The CFPB’s most recent rule provides for this notification to the consumer that the creditor may issue a revised estimate for those loans. In the “Other Considerations” portion of the Loan Estimate, for transactions involving new construction in which the creditor reasonably expects that settlement will occur more than 60 days after the provision of the Loan Estimate, the creditor may include a clear and conspicuous statement that the creditor may issue a revised disclosure any time prior to 60 days before consummation.

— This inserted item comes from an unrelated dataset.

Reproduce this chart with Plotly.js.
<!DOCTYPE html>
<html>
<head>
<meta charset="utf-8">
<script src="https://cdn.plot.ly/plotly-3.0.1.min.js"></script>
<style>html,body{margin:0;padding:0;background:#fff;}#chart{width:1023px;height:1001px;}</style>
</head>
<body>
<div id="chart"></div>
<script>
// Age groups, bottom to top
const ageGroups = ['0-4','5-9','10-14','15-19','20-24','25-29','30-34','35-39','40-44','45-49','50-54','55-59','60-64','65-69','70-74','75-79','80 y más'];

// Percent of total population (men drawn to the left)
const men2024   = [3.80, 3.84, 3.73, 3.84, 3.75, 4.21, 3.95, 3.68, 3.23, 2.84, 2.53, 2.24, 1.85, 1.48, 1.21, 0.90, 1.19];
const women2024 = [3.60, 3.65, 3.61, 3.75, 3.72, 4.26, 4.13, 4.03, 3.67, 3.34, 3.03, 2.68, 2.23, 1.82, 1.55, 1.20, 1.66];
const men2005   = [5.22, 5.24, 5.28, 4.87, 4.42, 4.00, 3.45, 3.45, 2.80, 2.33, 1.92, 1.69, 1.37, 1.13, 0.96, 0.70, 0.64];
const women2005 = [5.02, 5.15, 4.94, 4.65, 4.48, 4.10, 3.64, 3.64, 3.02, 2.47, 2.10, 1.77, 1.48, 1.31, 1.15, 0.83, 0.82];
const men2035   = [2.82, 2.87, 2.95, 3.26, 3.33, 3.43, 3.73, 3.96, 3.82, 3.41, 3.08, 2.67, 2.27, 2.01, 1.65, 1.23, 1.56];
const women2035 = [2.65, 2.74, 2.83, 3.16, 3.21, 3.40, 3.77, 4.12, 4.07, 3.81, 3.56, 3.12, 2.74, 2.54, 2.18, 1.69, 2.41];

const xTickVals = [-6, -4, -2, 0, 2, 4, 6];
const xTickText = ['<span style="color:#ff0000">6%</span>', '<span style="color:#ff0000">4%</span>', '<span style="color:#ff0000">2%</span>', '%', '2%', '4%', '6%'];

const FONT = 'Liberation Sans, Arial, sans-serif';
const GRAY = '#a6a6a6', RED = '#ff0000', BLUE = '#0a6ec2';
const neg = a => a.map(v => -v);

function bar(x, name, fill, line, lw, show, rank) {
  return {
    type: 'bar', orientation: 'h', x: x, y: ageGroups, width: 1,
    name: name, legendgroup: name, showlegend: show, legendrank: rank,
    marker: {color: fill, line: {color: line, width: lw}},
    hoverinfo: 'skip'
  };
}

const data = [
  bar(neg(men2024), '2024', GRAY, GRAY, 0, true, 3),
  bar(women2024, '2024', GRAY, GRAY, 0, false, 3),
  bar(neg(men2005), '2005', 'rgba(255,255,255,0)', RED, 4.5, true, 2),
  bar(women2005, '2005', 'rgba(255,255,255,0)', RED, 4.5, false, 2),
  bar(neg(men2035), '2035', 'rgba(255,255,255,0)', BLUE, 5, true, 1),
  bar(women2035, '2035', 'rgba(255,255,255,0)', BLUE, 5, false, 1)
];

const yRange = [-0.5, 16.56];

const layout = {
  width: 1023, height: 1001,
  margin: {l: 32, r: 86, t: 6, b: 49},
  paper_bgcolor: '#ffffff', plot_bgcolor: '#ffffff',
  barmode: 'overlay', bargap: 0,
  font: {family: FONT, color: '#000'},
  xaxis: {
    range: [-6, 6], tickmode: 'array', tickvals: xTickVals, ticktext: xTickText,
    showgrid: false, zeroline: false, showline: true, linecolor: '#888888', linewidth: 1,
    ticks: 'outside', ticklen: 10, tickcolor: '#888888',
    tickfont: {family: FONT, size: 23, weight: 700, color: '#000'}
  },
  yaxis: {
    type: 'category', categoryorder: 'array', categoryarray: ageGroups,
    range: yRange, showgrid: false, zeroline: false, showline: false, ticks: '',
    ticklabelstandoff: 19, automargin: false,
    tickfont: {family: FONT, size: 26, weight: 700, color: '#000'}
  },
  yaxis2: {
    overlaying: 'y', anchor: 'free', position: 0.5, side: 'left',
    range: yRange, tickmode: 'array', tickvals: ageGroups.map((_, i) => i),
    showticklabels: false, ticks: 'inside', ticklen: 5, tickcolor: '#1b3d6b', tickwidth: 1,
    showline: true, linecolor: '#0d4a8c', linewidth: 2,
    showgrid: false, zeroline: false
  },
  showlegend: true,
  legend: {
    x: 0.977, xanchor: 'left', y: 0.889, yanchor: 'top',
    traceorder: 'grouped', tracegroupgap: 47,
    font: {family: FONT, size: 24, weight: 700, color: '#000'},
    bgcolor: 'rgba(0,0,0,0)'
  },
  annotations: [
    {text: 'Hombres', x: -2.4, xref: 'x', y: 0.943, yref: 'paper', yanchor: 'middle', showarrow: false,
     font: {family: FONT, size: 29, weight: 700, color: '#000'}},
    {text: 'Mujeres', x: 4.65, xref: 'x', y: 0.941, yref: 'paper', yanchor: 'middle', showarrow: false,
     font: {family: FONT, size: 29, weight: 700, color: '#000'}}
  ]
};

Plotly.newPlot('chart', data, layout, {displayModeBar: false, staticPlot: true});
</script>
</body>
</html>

NMLSR Unique Identifier on Loan Estimate/Closing Disclosure
In addition to the two tweaks described above regarding providing a revised Loan Estimate, the CFPB also finalized its proposal to require a loan originator to include its unique identifier (ID) assigned by the Nationwide Mortgage Licensing System and Registry (NMLSR) on the Loan Estimate and Closing Disclosure. Regulation Z requires that “loan documents” must include the loan originator organization’s name and NMLSR ID (if the organization has one), as well as the name of the individual loan originator with primary responsibility for the origination and the individual’s NMLSR ID (if he/she has one). For that purpose, “loan documents” originally included the credit application, the note or loan contract, and the security instrument. According to this new final rule, the loan originator and the loan originator organization’s names and NMLSR IDs (if applicable) also must be included on the disclosures required under the TRID rule (the Loan Estimate and Closing Disclosure).

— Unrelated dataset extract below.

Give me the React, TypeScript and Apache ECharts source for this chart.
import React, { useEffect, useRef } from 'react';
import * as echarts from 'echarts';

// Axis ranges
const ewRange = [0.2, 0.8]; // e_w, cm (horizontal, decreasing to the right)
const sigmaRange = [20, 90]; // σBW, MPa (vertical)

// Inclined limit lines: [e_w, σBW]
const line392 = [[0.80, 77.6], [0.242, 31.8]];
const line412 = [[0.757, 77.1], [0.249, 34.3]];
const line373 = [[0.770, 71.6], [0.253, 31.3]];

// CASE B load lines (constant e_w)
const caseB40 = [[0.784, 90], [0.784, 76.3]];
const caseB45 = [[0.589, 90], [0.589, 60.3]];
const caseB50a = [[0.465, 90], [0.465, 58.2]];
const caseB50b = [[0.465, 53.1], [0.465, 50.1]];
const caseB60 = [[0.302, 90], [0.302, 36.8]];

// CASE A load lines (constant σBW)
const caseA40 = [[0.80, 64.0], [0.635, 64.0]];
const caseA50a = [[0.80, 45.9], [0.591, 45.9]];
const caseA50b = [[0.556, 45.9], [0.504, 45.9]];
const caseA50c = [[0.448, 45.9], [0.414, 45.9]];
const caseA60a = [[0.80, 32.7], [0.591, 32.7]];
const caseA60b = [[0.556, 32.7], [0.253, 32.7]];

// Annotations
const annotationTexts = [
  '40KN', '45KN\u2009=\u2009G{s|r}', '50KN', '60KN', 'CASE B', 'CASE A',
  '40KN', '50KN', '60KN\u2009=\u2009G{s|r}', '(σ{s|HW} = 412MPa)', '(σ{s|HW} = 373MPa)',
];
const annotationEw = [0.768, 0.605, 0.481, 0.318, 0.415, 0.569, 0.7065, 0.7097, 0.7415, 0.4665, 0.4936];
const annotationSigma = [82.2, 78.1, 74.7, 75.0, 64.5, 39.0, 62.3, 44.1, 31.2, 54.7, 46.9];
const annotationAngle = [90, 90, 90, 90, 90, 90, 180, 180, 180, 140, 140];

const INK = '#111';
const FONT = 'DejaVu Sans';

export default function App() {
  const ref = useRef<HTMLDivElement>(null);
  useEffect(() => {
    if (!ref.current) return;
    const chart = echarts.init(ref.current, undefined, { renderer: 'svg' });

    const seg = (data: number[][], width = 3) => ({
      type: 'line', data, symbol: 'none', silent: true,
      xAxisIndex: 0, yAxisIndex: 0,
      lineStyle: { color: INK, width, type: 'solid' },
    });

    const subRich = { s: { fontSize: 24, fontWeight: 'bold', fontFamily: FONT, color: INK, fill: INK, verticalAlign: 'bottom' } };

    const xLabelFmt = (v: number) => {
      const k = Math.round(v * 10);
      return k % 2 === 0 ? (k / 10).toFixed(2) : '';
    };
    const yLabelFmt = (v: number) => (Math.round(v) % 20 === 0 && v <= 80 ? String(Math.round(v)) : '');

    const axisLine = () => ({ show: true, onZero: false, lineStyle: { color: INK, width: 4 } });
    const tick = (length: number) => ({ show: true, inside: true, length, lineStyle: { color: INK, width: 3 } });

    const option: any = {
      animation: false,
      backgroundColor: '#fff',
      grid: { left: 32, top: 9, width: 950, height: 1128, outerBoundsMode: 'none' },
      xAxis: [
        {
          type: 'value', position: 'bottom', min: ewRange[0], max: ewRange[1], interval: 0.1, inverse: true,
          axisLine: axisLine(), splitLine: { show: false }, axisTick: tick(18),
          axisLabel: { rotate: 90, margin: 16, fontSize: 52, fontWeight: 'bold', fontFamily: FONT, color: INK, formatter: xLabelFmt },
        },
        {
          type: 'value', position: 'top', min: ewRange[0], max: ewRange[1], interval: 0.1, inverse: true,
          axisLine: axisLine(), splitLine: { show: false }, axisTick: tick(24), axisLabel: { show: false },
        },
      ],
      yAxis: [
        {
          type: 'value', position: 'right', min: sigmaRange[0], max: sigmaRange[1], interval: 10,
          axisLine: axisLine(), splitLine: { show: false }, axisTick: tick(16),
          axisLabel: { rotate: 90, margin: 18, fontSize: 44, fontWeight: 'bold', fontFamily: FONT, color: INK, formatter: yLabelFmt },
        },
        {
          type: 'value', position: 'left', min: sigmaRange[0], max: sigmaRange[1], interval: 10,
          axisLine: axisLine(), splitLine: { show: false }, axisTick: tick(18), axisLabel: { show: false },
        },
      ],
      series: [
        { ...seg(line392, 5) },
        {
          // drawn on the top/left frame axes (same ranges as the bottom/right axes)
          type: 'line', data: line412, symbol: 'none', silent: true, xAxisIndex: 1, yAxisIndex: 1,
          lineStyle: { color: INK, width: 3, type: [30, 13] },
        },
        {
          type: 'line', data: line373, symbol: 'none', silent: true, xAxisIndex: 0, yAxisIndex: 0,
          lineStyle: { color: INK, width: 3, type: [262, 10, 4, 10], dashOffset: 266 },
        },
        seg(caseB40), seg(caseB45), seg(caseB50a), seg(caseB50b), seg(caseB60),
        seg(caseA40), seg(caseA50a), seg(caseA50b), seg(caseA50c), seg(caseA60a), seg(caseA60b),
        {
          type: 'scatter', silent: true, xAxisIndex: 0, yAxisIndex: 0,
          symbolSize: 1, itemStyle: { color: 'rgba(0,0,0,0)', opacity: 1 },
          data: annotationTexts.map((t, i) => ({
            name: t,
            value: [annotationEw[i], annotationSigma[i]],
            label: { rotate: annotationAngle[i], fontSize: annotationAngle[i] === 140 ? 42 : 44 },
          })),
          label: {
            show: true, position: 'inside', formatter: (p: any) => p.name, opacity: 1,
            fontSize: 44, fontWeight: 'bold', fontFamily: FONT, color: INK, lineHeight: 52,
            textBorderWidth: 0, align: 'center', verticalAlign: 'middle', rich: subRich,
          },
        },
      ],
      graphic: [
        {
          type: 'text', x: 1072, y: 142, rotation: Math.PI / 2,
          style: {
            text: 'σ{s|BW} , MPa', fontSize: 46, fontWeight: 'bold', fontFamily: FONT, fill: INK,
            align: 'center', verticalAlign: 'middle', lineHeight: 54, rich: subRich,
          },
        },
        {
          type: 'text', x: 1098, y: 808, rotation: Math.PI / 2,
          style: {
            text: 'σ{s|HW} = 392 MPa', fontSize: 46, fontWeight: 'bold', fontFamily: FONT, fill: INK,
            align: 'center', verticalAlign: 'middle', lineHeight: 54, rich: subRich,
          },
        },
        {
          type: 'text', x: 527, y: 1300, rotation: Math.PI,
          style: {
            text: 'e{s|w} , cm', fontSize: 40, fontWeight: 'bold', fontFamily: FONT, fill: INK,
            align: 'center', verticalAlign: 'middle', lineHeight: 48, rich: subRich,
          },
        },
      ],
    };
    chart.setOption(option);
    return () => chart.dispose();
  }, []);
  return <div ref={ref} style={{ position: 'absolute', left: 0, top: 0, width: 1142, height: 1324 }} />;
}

No Disclosure of Per Diem Rate
The CFPB’s new final rule also adds text to the Regulation Z official commentary clarifying that creditors are not required to disclose an interest rate applicable to the calculation of the per diem interest sum that must be disclosed. Creditors must disclose on the Closing Disclosure certain prepaid items that were disclosed on the Loan Estimate, including prepaid interest. The model forms in Appendix H of Regulation Z provide that prepaid interest must be disclosed on the Closing Disclosure as a per diem sum amount, along with a range of dates (“Prepaid Interest (___ per day from _____ to _____)”). Although the commentary addresses the interest rate that a creditor should use to calculate that sum of per diem interest, the regulation does not expressly require the inclusion in the disclosure of that rate. The new CFPB rule clarifies that creditors must disclose amounts of prepaid interest as per diem sum amounts, based on the appropriate interest rate as required, but the Closing Disclosure description of the per diem sum amount and date range does not need to include the per diem interest rate itself.
These TRID tweaks (along with other technical/nonsubstantive corrections in the recent rulemaking) become effective along with the new disclosures on August 1, 2015.